Violência leva moradores de rua a migrar para áreas mais nobres de BH em busca de segurança e evidencia multiplicação de sem-teto. PBH admite que estrutura de acolhimento está “no limite”
EM – O ex-pedreiro Milton Natividade, de 40 anos, passou a maioria das noites dos últimos quatro anos na Região Hospitalar de Belo Horizonte. Em uma dessas madrugadas, no início de 2013, foi acordado com um chute na costela. “Arreda para lá, coroa”, ele diz ter ouvido de um desconhecido. O morador de rua conseguiu se afastar da calçada, mesmo sob efeito da cachaça que havia bebido antes de dormir. Em seguida, afirma ter visto o homem jogar álcool no corpo do colega que dormia ao lado dele no passeio. “O cara riscou um fósforo e meu amigo virou uma chama viva. Morreu”, conta. Milton deixou a região hospitalar depois do episódio. Desde então, passa a maior parte das noites com mais cinco sem-teto em frente a um loja na Avenida Cristóvão Colombo, na Savassi. A mudança dele não é caso isolado.

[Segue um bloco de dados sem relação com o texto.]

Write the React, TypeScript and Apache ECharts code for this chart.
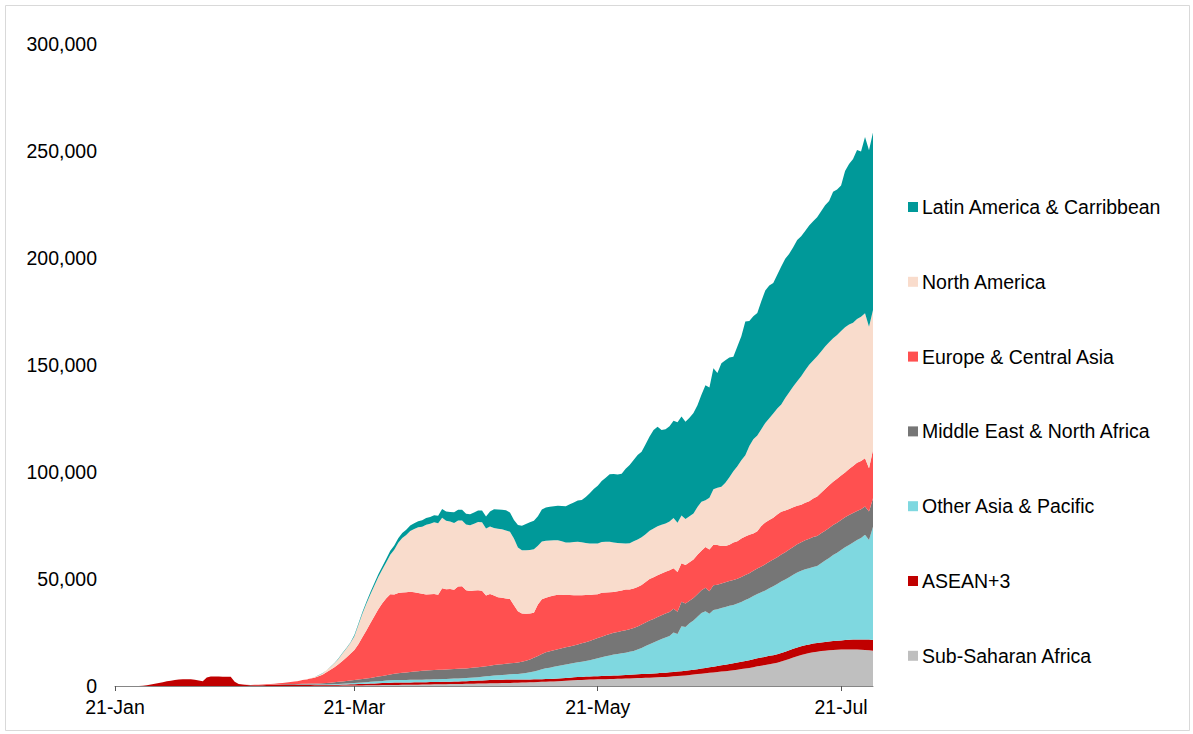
import { useEffect, useRef } from 'react';
import * as echarts from 'echarts';

const MONTHS = ['Jan', 'Feb', 'Mar', 'Apr', 'May', 'Jun', 'Jul', 'Aug', 'Sep', 'Oct', 'Nov', 'Dec'];
const START_DAY = Date.UTC(2020, 0, 21);
const DAY_COUNT = 191;
const dates: string[] = [];
for (let i = 0; i < DAY_COUNT; i++) {
  const dt = new Date(START_DAY + i * 86400000);
  dates.push(`${dt.getUTCDate()}-${MONTHS[dt.getUTCMonth()]}`);
}

const xTickLabels = ['21-Jan', '21-Mar', '21-May', '21-Jul'];
const yMax = 300000;
const yStep = 50000;

const subSaharanAfrica = [
  0, 0, 0, 0, 0, 0, 0, 0, 0, 0,
  0, 0, 0, 0, 0, 0, 0, 0, 0, 0,
  0, 0, 0, 0, 0, 0, 0, 0, 0, 0,
  0, 0, 0, 0, 0, 0, 0, 0, 0, 0,
  0, 0, 0, 10, 10, 20, 20, 30, 40, 50,
  60, 70, 80, 100, 120, 140, 160, 180, 200, 220,
  240, 260, 280, 300, 330, 360, 390, 420, 450, 480,
  500, 520, 540, 560, 580, 610, 640, 670, 700, 740,
  780, 800, 830, 860, 890, 920, 950, 980, 1010, 1050,
  1100, 1130, 1160, 1200, 1240, 1280, 1320, 1360, 1400, 1450,
  1500, 1560, 1620, 1680, 1740, 1800, 1870, 1940, 2000, 2080,
  2150, 2250, 2350, 2450, 2550, 2650, 2750, 2850, 2950, 3000,
  3050, 3100, 3150, 3200, 3250, 3300, 3350, 3400, 3450, 3550,
  3650, 3700, 3750, 3800, 3850, 3950, 4050, 4150, 4250, 4350,
  4500, 4650, 4800, 4950, 5150, 5350, 5550, 5750, 5950, 6150,
  6350, 6550, 6750, 6950, 7150, 7400, 7650, 7900, 8150, 8400,
  8800, 9200, 9500, 9800, 10200, 10500, 10900, 11400, 12000, 12600,
  13300, 13900, 14500, 15000, 15400, 15800, 16000, 16300, 16500, 16700,
  16800, 16900, 17000, 17100, 17100, 17100, 17000, 16900, 16800, 16700, 16500,
];

const asean3 = [
  0, 0, 0, 0, 0, 0, 0, 100, 400, 700,
  1000, 1400, 1800, 2200, 2500, 2800, 3000, 3100, 3100, 3100,
  2900, 2600, 2200, 4000, 4400, 4400, 4400, 4300, 4300, 4300,
  2000, 900, 700, 500, 400, 350, 350, 400, 450, 500,
  550, 600, 650, 650, 650, 650, 600, 600, 550, 550,
  500, 450, 400, 400, 400, 450, 450, 500, 500, 550,
  600, 650, 700, 750, 800, 850, 900, 950, 1000, 1050,
  1100, 1100, 1100, 1100, 1100, 1100, 1100, 1100, 1100, 1100,
  1100, 1100, 1100, 1100, 1150, 1150, 1200, 1200, 1250, 1300,
  1350, 1400, 1450, 1500, 1550, 1600, 1600, 1600, 1600, 1600,
  1550, 1500, 1450, 1400, 1350, 1300, 1300, 1250, 1250, 1200,
  1200, 1200, 1250, 1300, 1350, 1400, 1400, 1400, 1450, 1450,
  1500, 1500, 1500, 1550, 1550, 1600, 1600, 1650, 1700, 1700,
  1750, 1800, 1850, 1850, 1900, 1900, 1950, 2000, 2000, 2050,
  2050, 2100, 2100, 2150, 2200, 2250, 2300, 2400, 2500, 2600,
  2700, 2800, 2900, 3000, 3100, 3200, 3300, 3400, 3500, 3600,
  3700, 3750, 3800, 3850, 3900, 3900, 3950, 4000, 4000, 4050,
  4100, 4100, 4100, 4100, 4050, 4050, 4050, 4050, 4100, 4100,
  4200, 4200, 4300, 4400, 4500, 4600, 4700, 4800, 4900, 5000, 5000,
];

const otherAsiaPacific = [
  0, 0, 0, 0, 0, 0, 0, 0, 0, 0,
  0, 0, 0, 0, 0, 0, 0, 0, 0, 0,
  0, 0, 0, 0, 0, 0, 0, 0, 0, 0,
  0, 0, 0, 0, 0, 0, 0, 0, 0, 0,
  10, 10, 20, 20, 30, 40, 50, 60, 80, 100,
  120, 150, 180, 210, 250, 290, 330, 380, 430, 480,
  540, 600, 670, 740, 810, 880, 950, 1020, 1090, 1150,
  1200, 1200, 1200, 1200, 1200, 1200, 1200, 1200, 1250, 1250,
  1250, 1300, 1300, 1350, 1350, 1400, 1400, 1450, 1450, 1500,
  1550, 1600, 1700, 1800, 1900, 2000, 2100, 2200, 2300, 2400,
  2500, 2600, 2800, 3000, 3300, 3700, 4100, 4600, 5000, 5300,
  5600, 5900, 6100, 6300, 6500, 6700, 6900, 7100, 7300, 7600,
  8000, 8400, 8800, 9200, 9500, 9800, 10000, 10200, 10400, 10700,
  11000, 11500, 12200, 13000, 13800, 14500, 15200, 15800, 16400, 17000,
  18500, 17500, 21000, 20500, 22000, 23000, 24500, 26000, 26500, 25000,
  26500, 26500, 26800, 27000, 27200, 27300, 27600, 28000, 28500, 29000,
  29500, 30000, 30500, 31000, 31600, 32200, 32800, 33400, 33800, 34200,
  34600, 35000, 35200, 35400, 35600, 35800, 36000, 37000, 38000, 39000,
  40200, 41200, 42300, 43300, 44300, 45300, 46500, 47500, 49000, 46500, 52900,
];

const middleEastNorthAfrica = [
  0, 0, 0, 0, 0, 0, 0, 0, 0, 0,
  0, 0, 0, 0, 0, 0, 0, 0, 0, 0,
  0, 0, 0, 0, 0, 0, 0, 0, 0, 0,
  0, 0, 0, 10, 20, 30, 40, 50, 60, 80,
  100, 130, 160, 200, 240, 280, 320, 360, 400, 450,
  500, 550, 600, 700, 800, 900, 1000, 1100, 1200, 1300,
  1400, 1500, 1600, 1700, 1850, 2000, 2150, 2300, 2500, 2700,
  2900, 3100, 3300, 3500, 3700, 3900, 4000, 4100, 4200, 4300,
  4400, 4400, 4400, 4400, 4450, 4450, 4500, 4500, 4500, 4550,
  4600, 4650, 4700, 4750, 4800, 4900, 5000, 5050, 5100, 5150,
  5200, 5300, 5500, 5700, 6000, 6400, 6800, 7200, 7500, 7700,
  7800, 7800, 7900, 8000, 8100, 8200, 8400, 8600, 8800, 9000,
  9200, 9400, 9600, 9800, 10000, 10200, 10300, 10400, 10500, 10600,
  10700, 10800, 10900, 11000, 11000, 11000, 11100, 11100, 11200, 11200,
  11000, 10500, 11500, 11000, 10500, 10500, 10500, 10600, 11000, 10500,
  11500, 11500, 11500, 11500, 11600, 11600, 11600, 11600, 11700, 11700,
  11800, 11900, 12000, 12200, 12400, 12500, 12500, 12600, 12700, 12900,
  13000, 13200, 13400, 13600, 13800, 14000, 14000, 14000, 14000, 14000,
  14000, 14000, 14000, 14000, 14000, 13800, 13600, 13400, 13200, 13300, 13300,
];

const europeCentralAsia = [
  0, 0, 0, 0, 0, 0, 0, 0, 0, 0,
  0, 0, 0, 0, 0, 0, 0, 0, 0, 0,
  0, 0, 0, 0, 0, 0, 0, 0, 0, 0,
  0, 0, 20, 50, 100, 150, 200, 250, 300, 350,
  400, 500, 600, 700, 900, 1100, 1400, 1700, 2000, 2300,
  2700, 3300, 4000, 5000, 6000, 7000, 8200, 9500, 11000, 12500,
  14000, 16500, 19500, 22500, 25500, 28500, 31500, 34000, 36000, 37500,
  37000, 37500, 37500, 37500, 37500, 37000, 36500, 36000, 35500, 35500,
  35500, 35000, 38000, 37500, 37500, 37000, 38500, 38500, 36500, 36000,
  36000, 36000, 35500, 33000, 33500, 32500, 31500, 31000, 30500, 30000,
  27000, 24000, 22500, 22000, 21500, 21000, 24000, 25500, 25500, 25500,
  25500, 25500, 25000, 24500, 24000, 23500, 23000, 22500, 22000, 21500,
  21000, 20500, 20500, 20000, 19500, 19000, 19000, 19000, 19000, 18500,
  18500, 18500, 18500, 19000, 19500, 19500, 19500, 19500, 19500, 19500,
  19000, 18500, 18000, 18000, 18000, 18000, 18500, 18500, 19000, 19500,
  19000, 18500, 17500, 17000, 17000, 17500, 17500, 18000, 18000, 18000,
  17500, 17500, 19000, 19500, 19500, 19500, 20000, 20000, 19500, 19000,
  18500, 18000, 17500, 17500, 17500, 18000, 18500, 19000, 19500, 20000,
  20300, 20500, 20800, 21000, 21500, 22000, 22500, 22500, 22500, 20200, 22600,
];

const northAmerica = [
  0, 0, 0, 0, 0, 0, 0, 0, 0, 0,
  0, 0, 0, 0, 0, 0, 0, 0, 0, 0,
  0, 0, 0, 0, 0, 0, 0, 0, 0, 0,
  0, 0, 0, 0, 0, 0, 0, 0, 0, 0,
  10, 10, 20, 30, 40, 50, 60, 80, 100, 130,
  300, 400, 600, 900, 1300, 1800, 2500, 3500, 4200, 5000,
  6500, 9000, 11000, 12500, 13500, 14300, 15000, 15800, 16800, 18500,
  21000, 23500, 25500, 26700, 28300, 29500, 30700, 31400, 32600, 32900,
  33500, 33500, 33000, 32000, 31500, 31300, 30800, 30700, 30700, 30700,
  31200, 31800, 32000, 31400, 31500, 31600, 32000, 32000, 31800, 31500,
  31200, 29800, 29600, 29600, 29700, 29700, 27500, 27000, 26600, 26200,
  25800, 25400, 25000, 24500, 24600, 24800, 25000, 24700, 24300, 24000,
  23800, 23700, 23700, 23600, 23600, 23200, 22600, 22000, 21500, 21700,
  22000, 22200, 22300, 22300, 22500, 22800, 22900, 22800, 22600, 22800,
  23400, 23000, 22300, 21400, 21500, 21500, 22300, 22800, 21800, 24200,
  25900, 26800, 27600, 29500, 31500, 33300, 35000, 36600, 38000, 41500,
  44000, 44700, 45200, 46500, 47500, 48700, 49500, 50100, 52600, 54500,
  56500, 58200, 60000, 62000, 63800, 64500, 65500, 66000, 66500, 66800,
  67000, 67200, 67500, 67800, 67500, 67000, 67200, 67500, 67800, 66200, 65400,
];

const latinAmericaCaribbean = [
  0, 0, 0, 0, 0, 0, 0, 0, 0, 0,
  0, 0, 0, 0, 0, 0, 0, 0, 0, 0,
  0, 0, 0, 0, 0, 0, 0, 0, 0, 0,
  0, 0, 0, 0, 0, 0, 0, 0, 0, 0,
  0, 0, 0, 0, 0, 10, 10, 20, 20, 30,
  40, 50, 70, 90, 110, 140, 170, 210, 260, 320,
  500, 600, 700, 800, 1000, 1100, 1300, 1400, 1600, 1800,
  2000, 2100, 2300, 2400, 2600, 2700, 2900, 3000, 3100, 3200,
  3300, 3500, 4100, 4300, 4500, 5000, 5000, 5000, 5100, 5200,
  5300, 5400, 5500, 5600, 7000, 8700, 9000, 9200, 9400, 9000,
  8600, 10500, 11400, 12300, 12900, 13300, 13700, 15000, 15600, 15800,
  16000, 16200, 16500, 17000, 17800, 18500, 19200, 19800, 21500, 23500,
  25500, 27000, 28500, 30000, 31500, 32000, 32000, 32500, 35000, 36500,
  38000, 39500, 40000, 42000, 44000, 46000, 46500, 44300, 44000, 44500,
  45500, 47000, 46200, 45500, 46000, 47000, 47500, 50000, 53800, 51500,
  56500, 53600, 57800, 57300, 56000, 53500, 56000, 57900, 62500, 58400,
  57500, 57300, 59800, 62000, 62000, 61000, 62500, 64500, 65000, 64700,
  65000, 66000, 65500, 65000, 65000, 65000, 65000, 65500, 66000, 66000,
  68500, 68000, 68000, 73000, 75000, 76500, 79000, 77200, 82400, 82500, 83000,
];

// bottom of the stack first
const seriesNames = [
  'Sub-Saharan Africa',
  'ASEAN+3',
  'Other Asia & Pacific',
  'Middle East & North Africa',
  'Europe & Central Asia',
  'North America',
  'Latin America & Carribbean',
];
const seriesValues = [
  subSaharanAfrica,
  asean3,
  otherAsiaPacific,
  middleEastNorthAfrica,
  europeCentralAsia,
  northAmerica,
  latinAmericaCaribbean,
];
const seriesColors = ['#bfbfbf', '#c00000', '#7fd8e0', '#767676', '#ff5050', '#f9dccc', '#009999'];

const FONT = '"Liberation Sans", Arial, Helvetica, sans-serif';
const FONT_SIZE = 19.5;

export default function App() {
  const ref = useRef<HTMLDivElement>(null);

  useEffect(() => {
    if (!ref.current) return;
    const chart = echarts.init(ref.current, undefined, { renderer: 'svg' });
    const isTick = (_i: number, v: string) => xTickLabels.includes(v);
    chart.setOption({
      animation: false,
      backgroundColor: '#ffffff',
      textStyle: { fontFamily: FONT },
      grid: { left: 115, right: 320, top: 44, bottom: 48, containLabel: false },
      legend: {
        orient: 'vertical',
        left: 908,
        top: 197,
        padding: 0,
        icon: 'rect',
        itemWidth: 10,
        itemHeight: 10,
        itemGap: 54.8,
        data: [...seriesNames].reverse(),
        textStyle: { fontSize: FONT_SIZE, color: '#000', fontFamily: FONT, padding: [0, 0, 0, -1] },
        selectedMode: false,
      },
      xAxis: {
        type: 'category',
        data: dates,
        boundaryGap: false,
        axisLine: { show: true, lineStyle: { color: '#868686', width: 1 } },
        axisTick: { show: true, interval: isTick, length: 5, lineStyle: { color: '#555' } },
        axisLabel: {
          interval: isTick,
          fontSize: FONT_SIZE,
          color: '#000',
          fontFamily: FONT,
          margin: 11,
        },
        splitLine: { show: false },
      },
      yAxis: {
        type: 'value',
        min: 0,
        max: yMax,
        interval: yStep,
        axisLine: { show: false },
        axisTick: { show: false },
        splitLine: { show: false },
        axisLabel: {
          fontSize: FONT_SIZE,
          color: '#000',
          fontFamily: FONT,
          margin: 18,
          formatter: (v: number) => v.toLocaleString('en-US'),
        },
      },
      graphic: [
        {
          type: 'rect',
          shape: { x: 5.5, y: 5.5, width: 1184, height: 725 },
          style: { fill: 'none', stroke: '#d9d9d9', lineWidth: 1 },
          silent: true,
        },
      ],
      series: seriesNames.map((name, i) => ({
        name,
        type: 'line',
        stack: 'total',
        data: seriesValues[i],
        symbol: 'none',
        showSymbol: false,
        lineStyle: { width: 0, color: seriesColors[i] },
        itemStyle: { color: seriesColors[i] },
        areaStyle: { color: seriesColors[i], opacity: 1 },
        emphasis: { disabled: true },
      })),
    });
    return () => chart.dispose();
  }, []);

  return (
    <div
      ref={ref}
      style={{ position: 'absolute', left: 0, top: 0, width: 1193, height: 734 }}
    />
  );
}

Perto dali, no jardim da Biblioteca Pública Estadual Luiz de Bessa, sete moradores de rua encontraram espaço para dormir entre folhas de papelão e cobertores. Eles contam que só saem durante o dia para não atrapalhar o funcionamento da biblioteca. O grupo consegue dinheiro para comida, cigarros, álcool e crack lavando carros durante o dia. O mais velho deles, Rodrigo de Souza, de 32 anos, veio de Santa Luzia. Ele conta que, a exemplo do ex-pedreiro que se instalou na Savassi, resolveu mudar de lugar por causa de violência. Rodrigo afirma também ter testemunhado a morte de um morador de rua. “Foi terrível. Jogaram gasolina no cara e depois botaram fogo. Por isso vim para cá”, disse. Os relatos coincidem com estatísticas do Centro Nacional de Defesa dos Direitos Humanos da População em Situação de Rua e Catadores de Material Reciclável (CNDDH). Segundo relatório da instituição, 54 moradores de rua foram assassinados em Belo Horizonte entre fevereiro de 2011 e maio de 2012.
Insegurança
A migração de sem-teto para pontos mais movimentados da cidade cria sensação de insegurança e gera reação entre moradores e comerciantes dessas regiões. O comerciante Marcos Vasconcelos, de 45 anos, conta que um dupla de moradores de rua que se instalou nas proximidades da Rua Aimorés, em Lourdes, foi vista tentando arrombar sua loja. “Sei que é um problema social, mas não pode haver crimes”, reclama. Dono de um restaurante na região, Ricardo Rodrigues, de 55 anos, disse que o número de pedintes nas mesas aumentou. “A solução que encontrei foi oferecer comida aos mendigos. Não adianta bater de frente, como alguns fazem”, afirma. Moradora da Savassi, a advogada Joana Garcia, de 34, disse que passou a evitar sair à noite com o filho por causa de sete moradores de rua que se instalaram ao lado de seu prédio. “Já chamamos a PBH para levar essas pessoas para um albergue, mas ninguém veio”, afirmou.